* DIRECTIONS FOR THIS TASK *
Return the whole listing, line for line, without the pictures in it.

* DATA SECTION *

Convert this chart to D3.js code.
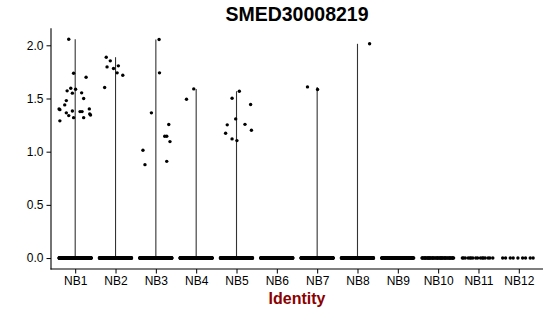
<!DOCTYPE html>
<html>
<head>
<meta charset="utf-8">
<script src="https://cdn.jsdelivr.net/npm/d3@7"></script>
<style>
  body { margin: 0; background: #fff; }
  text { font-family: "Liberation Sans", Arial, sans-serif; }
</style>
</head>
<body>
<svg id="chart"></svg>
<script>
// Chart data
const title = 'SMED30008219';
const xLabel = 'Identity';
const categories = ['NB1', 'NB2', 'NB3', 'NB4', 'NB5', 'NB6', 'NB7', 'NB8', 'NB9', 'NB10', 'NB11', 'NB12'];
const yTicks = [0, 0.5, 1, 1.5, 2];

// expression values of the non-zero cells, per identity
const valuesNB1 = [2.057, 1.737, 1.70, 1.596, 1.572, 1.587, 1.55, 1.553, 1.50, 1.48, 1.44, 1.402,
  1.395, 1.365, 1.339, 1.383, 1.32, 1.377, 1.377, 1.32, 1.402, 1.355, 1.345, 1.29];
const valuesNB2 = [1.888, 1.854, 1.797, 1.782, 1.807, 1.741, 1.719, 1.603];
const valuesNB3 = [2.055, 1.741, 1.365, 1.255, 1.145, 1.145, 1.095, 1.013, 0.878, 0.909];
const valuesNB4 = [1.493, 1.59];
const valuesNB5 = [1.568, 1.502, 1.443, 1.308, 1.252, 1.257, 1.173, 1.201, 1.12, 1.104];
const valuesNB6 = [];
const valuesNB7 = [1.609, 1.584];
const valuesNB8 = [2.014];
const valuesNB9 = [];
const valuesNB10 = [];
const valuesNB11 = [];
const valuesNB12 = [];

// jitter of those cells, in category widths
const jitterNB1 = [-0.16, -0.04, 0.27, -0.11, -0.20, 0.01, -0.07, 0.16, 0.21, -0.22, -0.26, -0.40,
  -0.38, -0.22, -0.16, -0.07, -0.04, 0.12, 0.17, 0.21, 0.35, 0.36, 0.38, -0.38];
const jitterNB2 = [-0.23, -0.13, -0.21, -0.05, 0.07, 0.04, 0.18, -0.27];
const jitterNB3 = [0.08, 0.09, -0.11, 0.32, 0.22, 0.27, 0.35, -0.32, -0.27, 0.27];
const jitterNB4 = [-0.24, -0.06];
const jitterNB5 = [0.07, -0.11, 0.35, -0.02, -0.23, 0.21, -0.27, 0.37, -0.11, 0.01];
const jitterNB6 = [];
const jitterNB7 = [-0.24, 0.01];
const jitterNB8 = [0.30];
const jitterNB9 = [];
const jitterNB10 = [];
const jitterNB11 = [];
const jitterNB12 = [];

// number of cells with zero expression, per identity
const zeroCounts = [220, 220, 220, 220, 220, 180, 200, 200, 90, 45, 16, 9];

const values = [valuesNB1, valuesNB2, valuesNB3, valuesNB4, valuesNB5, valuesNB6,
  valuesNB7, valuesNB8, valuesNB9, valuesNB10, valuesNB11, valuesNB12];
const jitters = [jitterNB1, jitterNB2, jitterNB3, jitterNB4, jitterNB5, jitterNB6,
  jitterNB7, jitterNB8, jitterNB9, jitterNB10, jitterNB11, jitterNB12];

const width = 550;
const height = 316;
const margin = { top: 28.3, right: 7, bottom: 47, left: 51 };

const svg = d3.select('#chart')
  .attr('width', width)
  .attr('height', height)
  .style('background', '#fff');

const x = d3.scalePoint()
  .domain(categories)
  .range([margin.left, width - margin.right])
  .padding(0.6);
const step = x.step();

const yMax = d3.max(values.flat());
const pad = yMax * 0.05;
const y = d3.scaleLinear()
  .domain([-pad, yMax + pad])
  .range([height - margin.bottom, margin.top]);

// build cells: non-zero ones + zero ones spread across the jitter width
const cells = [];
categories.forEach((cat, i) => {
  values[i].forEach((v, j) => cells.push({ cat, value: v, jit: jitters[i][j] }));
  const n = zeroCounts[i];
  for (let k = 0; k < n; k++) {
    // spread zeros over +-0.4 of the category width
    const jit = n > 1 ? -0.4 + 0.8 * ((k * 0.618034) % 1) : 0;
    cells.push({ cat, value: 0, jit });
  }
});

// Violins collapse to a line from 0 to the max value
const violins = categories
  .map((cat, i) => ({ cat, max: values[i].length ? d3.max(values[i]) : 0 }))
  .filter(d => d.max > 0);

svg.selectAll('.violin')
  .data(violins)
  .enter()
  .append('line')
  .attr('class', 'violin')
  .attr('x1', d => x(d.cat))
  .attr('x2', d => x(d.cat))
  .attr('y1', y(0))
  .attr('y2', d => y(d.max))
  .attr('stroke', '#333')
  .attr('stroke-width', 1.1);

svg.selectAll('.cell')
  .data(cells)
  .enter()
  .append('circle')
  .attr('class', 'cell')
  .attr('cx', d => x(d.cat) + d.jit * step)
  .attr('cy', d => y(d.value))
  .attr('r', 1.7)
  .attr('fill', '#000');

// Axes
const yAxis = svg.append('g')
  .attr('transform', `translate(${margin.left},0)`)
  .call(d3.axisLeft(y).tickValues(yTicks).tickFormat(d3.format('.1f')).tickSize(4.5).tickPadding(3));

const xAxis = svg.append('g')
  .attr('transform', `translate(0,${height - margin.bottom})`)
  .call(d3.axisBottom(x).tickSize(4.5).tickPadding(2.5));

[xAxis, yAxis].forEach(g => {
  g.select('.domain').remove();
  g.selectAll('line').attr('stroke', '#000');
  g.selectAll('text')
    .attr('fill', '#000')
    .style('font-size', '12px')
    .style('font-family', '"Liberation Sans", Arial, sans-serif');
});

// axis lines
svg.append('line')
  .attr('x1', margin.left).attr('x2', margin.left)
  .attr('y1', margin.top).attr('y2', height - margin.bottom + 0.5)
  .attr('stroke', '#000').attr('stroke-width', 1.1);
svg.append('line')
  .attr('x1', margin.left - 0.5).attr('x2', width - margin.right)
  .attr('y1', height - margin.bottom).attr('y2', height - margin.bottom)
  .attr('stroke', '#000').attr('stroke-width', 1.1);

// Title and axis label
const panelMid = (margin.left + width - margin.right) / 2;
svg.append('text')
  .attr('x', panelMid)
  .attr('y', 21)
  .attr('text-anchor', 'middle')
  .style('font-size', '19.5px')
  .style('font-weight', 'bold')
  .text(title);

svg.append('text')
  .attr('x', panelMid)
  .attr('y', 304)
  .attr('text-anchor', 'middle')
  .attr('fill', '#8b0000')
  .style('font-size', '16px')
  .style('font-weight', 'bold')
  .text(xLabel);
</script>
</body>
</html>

* ANSWER TO THIS PROBLEM *
Convert this chart to D3.js code.
<!DOCTYPE html>
<html>
<head>
<meta charset="utf-8">
<script src="https://cdn.jsdelivr.net/npm/d3@7"></script>
<style>
  body { margin: 0; background: #fff; }
  text { font-family: "Liberation Sans", Arial, sans-serif; }
</style>
</head>
<body>
<svg id="chart"></svg>
<script>
// Chart data
const title = 'SMED30008219';
const xLabel = 'Identity';
const categories = ['NB1', 'NB2', 'NB3', 'NB4', 'NB5', 'NB6', 'NB7', 'NB8', 'NB9', 'NB10', 'NB11', 'NB12'];
const yTicks = [0, 0.5, 1, 1.5, 2];

// expression values of the non-zero cells, per identity
const valuesNB1 = [2.057, 1.737, 1.70, 1.596, 1.572, 1.587, 1.55, 1.553, 1.50, 1.48, 1.44, 1.402,
  1.395, 1.365, 1.339, 1.383, 1.32, 1.377, 1.377, 1.32, 1.402, 1.355, 1.345, 1.29];
const valuesNB2 = [1.888, 1.854, 1.797, 1.782, 1.807, 1.741, 1.719, 1.603];
const valuesNB3 = [2.055, 1.741, 1.365, 1.255, 1.145, 1.145, 1.095, 1.013, 0.878, 0.909];
const valuesNB4 = [1.493, 1.59];
const valuesNB5 = [1.568, 1.502, 1.443, 1.308, 1.252, 1.257, 1.173, 1.201, 1.12, 1.104];
const valuesNB6 = [];
const valuesNB7 = [1.609, 1.584];
const valuesNB8 = [2.014];
const valuesNB9 = [];
const valuesNB10 = [];
const valuesNB11 = [];
const valuesNB12 = [];

// jitter of those cells, in category widths
const jitterNB1 = [-0.16, -0.04, 0.27, -0.11, -0.20, 0.01, -0.07, 0.16, 0.21, -0.22, -0.26, -0.40,
  -0.38, -0.22, -0.16, -0.07, -0.04, 0.12, 0.17, 0.21, 0.35, 0.36, 0.38, -0.38];
const jitterNB2 = [-0.23, -0.13, -0.21, -0.05, 0.07, 0.04, 0.18, -0.27];
const jitterNB3 = [0.08, 0.09, -0.11, 0.32, 0.22, 0.27, 0.35, -0.32, -0.27, 0.27];
const jitterNB4 = [-0.24, -0.06];
const jitterNB5 = [0.07, -0.11, 0.35, -0.02, -0.23, 0.21, -0.27, 0.37, -0.11, 0.01];
const jitterNB6 = [];
const jitterNB7 = [-0.24, 0.01];
const jitterNB8 = [0.30];
const jitterNB9 = [];
const jitterNB10 = [];
const jitterNB11 = [];
const jitterNB12 = [];

// number of cells with zero expression, per identity
const zeroCounts = [220, 220, 220, 220, 220, 180, 200, 200, 90, 45, 16, 9];

const values = [valuesNB1, valuesNB2, valuesNB3, valuesNB4, valuesNB5, valuesNB6,
  valuesNB7, valuesNB8, valuesNB9, valuesNB10, valuesNB11, valuesNB12];
const jitters = [jitterNB1, jitterNB2, jitterNB3, jitterNB4, jitterNB5, jitterNB6,
  jitterNB7, jitterNB8, jitterNB9, jitterNB10, jitterNB11, jitterNB12];

const width = 550;
const height = 316;
const margin = { top: 28.3, right: 7, bottom: 47, left: 51 };

const svg = d3.select('#chart')
  .attr('width', width)
  .attr('height', height)
  .style('background', '#fff');

const x = d3.scalePoint()
  .domain(categories)
  .range([margin.left, width - margin.right])
  .padding(0.6);
const step = x.step();

const yMax = d3.max(values.flat());
const pad = yMax * 0.05;
const y = d3.scaleLinear()
  .domain([-pad, yMax + pad])
  .range([height - margin.bottom, margin.top]);

// build cells: non-zero ones + zero ones spread across the jitter width
const cells = [];
categories.forEach((cat, i) => {
  values[i].forEach((v, j) => cells.push({ cat, value: v, jit: jitters[i][j] }));
  const n = zeroCounts[i];
  for (let k = 0; k < n; k++) {
    // spread zeros over +-0.4 of the category width
    const jit = n > 1 ? -0.4 + 0.8 * ((k * 0.618034) % 1) : 0;
    cells.push({ cat, value: 0, jit });
  }
});

// Violins collapse to a line from 0 to the max value
const violins = categories
  .map((cat, i) => ({ cat, max: values[i].length ? d3.max(values[i]) : 0 }))
  .filter(d => d.max > 0);

svg.selectAll('.violin')
  .data(violins)
  .enter()
  .append('line')
  .attr('class', 'violin')
  .attr('x1', d => x(d.cat))
  .attr('x2', d => x(d.cat))
  .attr('y1', y(0))
  .attr('y2', d => y(d.max))
  .attr('stroke', '#333')
  .attr('stroke-width', 1.1);

svg.selectAll('.cell')
  .data(cells)
  .enter()
  .append('circle')
  .attr('class', 'cell')
  .attr('cx', d => x(d.cat) + d.jit * step)
  .attr('cy', d => y(d.value))
  .attr('r', 1.7)
  .attr('fill', '#000');

// Axes
const yAxis = svg.append('g')
  .attr('transform', `translate(${margin.left},0)`)
  .call(d3.axisLeft(y).tickValues(yTicks).tickFormat(d3.format('.1f')).tickSize(4.5).tickPadding(3));

const xAxis = svg.append('g')
  .attr('transform', `translate(0,${height - margin.bottom})`)
  .call(d3.axisBottom(x).tickSize(4.5).tickPadding(2.5));

[xAxis, yAxis].forEach(g => {
  g.select('.domain').remove();
  g.selectAll('line').attr('stroke', '#000');
  g.selectAll('text')
    .attr('fill', '#000')
    .style('font-size', '12px')
    .style('font-family', '"Liberation Sans", Arial, sans-serif');
});

// axis lines
svg.append('line')
  .attr('x1', margin.left).attr('x2', margin.left)
  .attr('y1', margin.top).attr('y2', height - margin.bottom + 0.5)
  .attr('stroke', '#000').attr('stroke-width', 1.1);
svg.append('line')
  .attr('x1', margin.left - 0.5).attr('x2', width - margin.right)
  .attr('y1', height - margin.bottom).attr('y2', height - margin.bottom)
  .attr('stroke', '#000').attr('stroke-width', 1.1);

// Title and axis label
const panelMid = (margin.left + width - margin.right) / 2;
svg.append('text')
  .attr('x', panelMid)
  .attr('y', 21)
  .attr('text-anchor', 'middle')
  .style('font-size', '19.5px')
  .style('font-weight', 'bold')
  .text(title);

svg.append('text')
  .attr('x', panelMid)
  .attr('y', 304)
  .attr('text-anchor', 'middle')
  .attr('fill', '#8b0000')
  .style('font-size', '16px')
  .style('font-weight', 'bold')
  .text(xLabel);
</script>
</body>
</html>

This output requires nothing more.